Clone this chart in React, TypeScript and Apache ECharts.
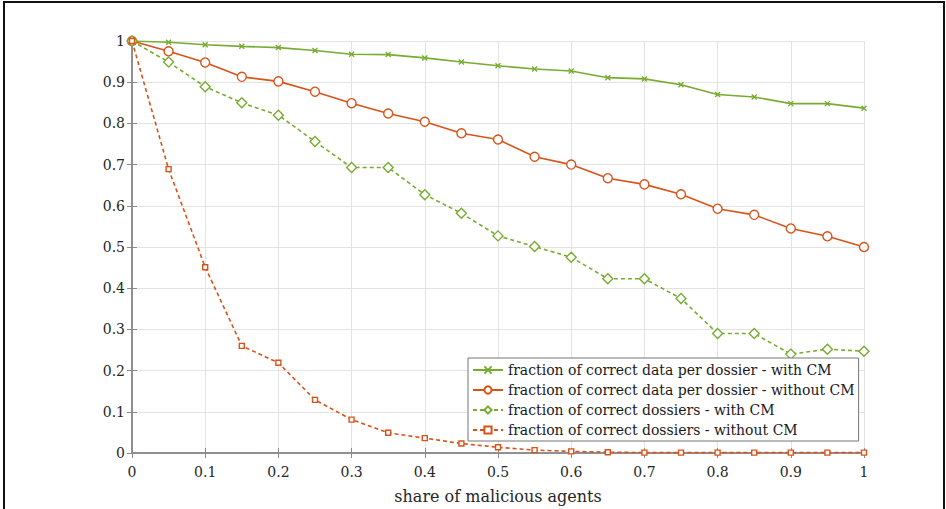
import React, { useEffect, useRef } from "react";
import * as echarts from "echarts";

const xValues = [0, 0.05, 0.1, 0.15, 0.2, 0.25, 0.3, 0.35, 0.4, 0.45, 0.5, 0.55, 0.6, 0.65, 0.7, 0.75, 0.8, 0.85, 0.9, 0.95, 1];

const dataWithCM = [1, 0.997, 0.991, 0.987, 0.984, 0.977, 0.968, 0.967, 0.959, 0.949, 0.94, 0.932, 0.927, 0.911, 0.908, 0.894, 0.87, 0.864, 0.848, 0.848, 0.837];
const dataWithoutCM = [1, 0.975, 0.948, 0.913, 0.902, 0.877, 0.849, 0.824, 0.804, 0.776, 0.761, 0.719, 0.7, 0.667, 0.652, 0.628, 0.593, 0.578, 0.545, 0.526, 0.5];
const dossiersWithCM = [1, 0.949, 0.889, 0.85, 0.82, 0.756, 0.693, 0.693, 0.627, 0.582, 0.527, 0.501, 0.475, 0.423, 0.423, 0.375, 0.29, 0.29, 0.24, 0.252, 0.247];
const dossiersWithoutCM = [1, 0.689, 0.451, 0.26, 0.219, 0.129, 0.081, 0.049, 0.036, 0.023, 0.014, 0.007, 0.004, 0.002, 0.001, 0.001, 0.001, 0.001, 0.001, 0.001, 0.001];

const seriesNames = [
  "fraction of correct data per dossier - with CM",
  "fraction of correct data per dossier - without CM",
  "fraction of correct dossiers - with CM",
  "fraction of correct dossiers - without CM",
];

const GREEN = "#77AC30";
const ORANGE = "#D95319";
const FONT = "DejaVu Serif";
const AXIS_COLOR = "#8a8a8a";

const pairs = (ys: number[]) => xValues.map((x, i) => [x, ys[i]]);

export default function App() {
  const ref = useRef<HTMLDivElement>(null);
  useEffect(() => {
    if (!ref.current) return;
    const chart = echarts.init(ref.current, undefined, { renderer: "svg" });
    const axisCommon = {
      type: "value" as const,
      min: 0,
      max: 1,
      interval: 0.1,
      axisLine: { show: true, lineStyle: { color: AXIS_COLOR, width: 1.5 } },
      axisTick: { show: true, inside: true, length: 5, lineStyle: { color: AXIS_COLOR, width: 1 } },
    };
    const mk = (name: string, ys: number[], color: string, dashed: boolean, symbol: string, size: number) => ({
      type: "line",
      name,
      data: pairs(ys),
      symbol,
      symbolSize: size,
      showAllSymbol: true,
      lineStyle: { color, width: 1.6, type: dashed ? [4, 3] : "solid" },
      itemStyle: { color: "#ffffff", borderColor: color, borderWidth: 1.4 },
      emphasis: { disabled: true },
      z: 3,
    });
    chart.setOption({
      animation: false,
      backgroundColor: "#ffffff",
      textStyle: { fontFamily: FONT },
      grid: { left: 132, right: 82, top: 41, bottom: 55, containLabel: false },
      xAxis: [
        {
          ...axisCommon,
          position: "bottom",
          name: "share of malicious agents",
          nameLocation: "middle",
          nameGap: 35,
          nameTextStyle: { fontFamily: FONT, fontSize: 16, color: "#262626" },
          axisLabel: { fontFamily: FONT, fontSize: 14, color: "#262626", margin: 12 },
          splitLine: { show: true, lineStyle: { color: "#e3e3e3", width: 1 } },
        },
        {
          ...axisCommon,
          position: "top",
          axisLabel: { show: false },
          splitLine: { show: false },
        },
      ],
      yAxis: [
        {
          ...axisCommon,
          position: "left",
          axisLabel: { fontFamily: FONT, fontSize: 14, color: "#262626", margin: 7 },
          splitLine: { show: true, lineStyle: { color: "#e3e3e3", width: 1 } },
        },
        {
          ...axisCommon,
          position: "right",
          axisLabel: { show: false },
          splitLine: { show: false },
        },
      ],
      legend: {
        orient: "vertical",
        left: 468,
        top: 358,
        itemWidth: 30,
        itemHeight: 9,
        itemGap: 2,
        padding: [3, 4, 2, 4],
        backgroundColor: "#ffffff",
        borderColor: "#777777",
        borderWidth: 1,
        borderRadius: 0,
        textStyle: { fontFamily: FONT, fontSize: 14, color: "#1a1a1a", lineHeight: 18 },
        data: seriesNames,
      },
      graphic: [
        {
          type: "rect",
          shape: { x: 4, y: 2, width: 940, height: 520 },
          style: { fill: "none", stroke: "#111111", lineWidth: 2 },
          silent: true,
          z: 100,
        },
      ],
      series: [
        mk(seriesNames[0], dataWithCM, GREEN, false, "path://M0,0L10,10M10,0L0,10", 5),
        mk(seriesNames[1], dataWithoutCM, ORANGE, false, "circle", 9),
        mk(seriesNames[2], dossiersWithCM, GREEN, true, "diamond", 10),
        mk(seriesNames[3], dossiersWithoutCM, ORANGE, true, "rect", 5),
      ],
    });
    return () => chart.dispose();
  }, []);
  return (
    <div
      ref={ref}
      style={{ position: "fixed", left: 0, top: 0, width: 946, height: 509, background: "#fff" }}
    />
  );
}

=======

INSTRUCTION
Starting at the first line of the material, output exactly the lines up to and including the one with "0.9, 0.95, 1];". Do not include the pictures.

FULL RESPONSE
Clone this chart in React, TypeScript and Apache ECharts.
import React, { useEffect, useRef } from "react";
import * as echarts from "echarts";

const xValues = [0, 0.05, 0.1, 0.15, 0.2, 0.25, 0.3, 0.35, 0.4, 0.45, 0.5, 0.55, 0.6, 0.65, 0.7, 0.75, 0.8, 0.85, 0.9, 0.95, 1];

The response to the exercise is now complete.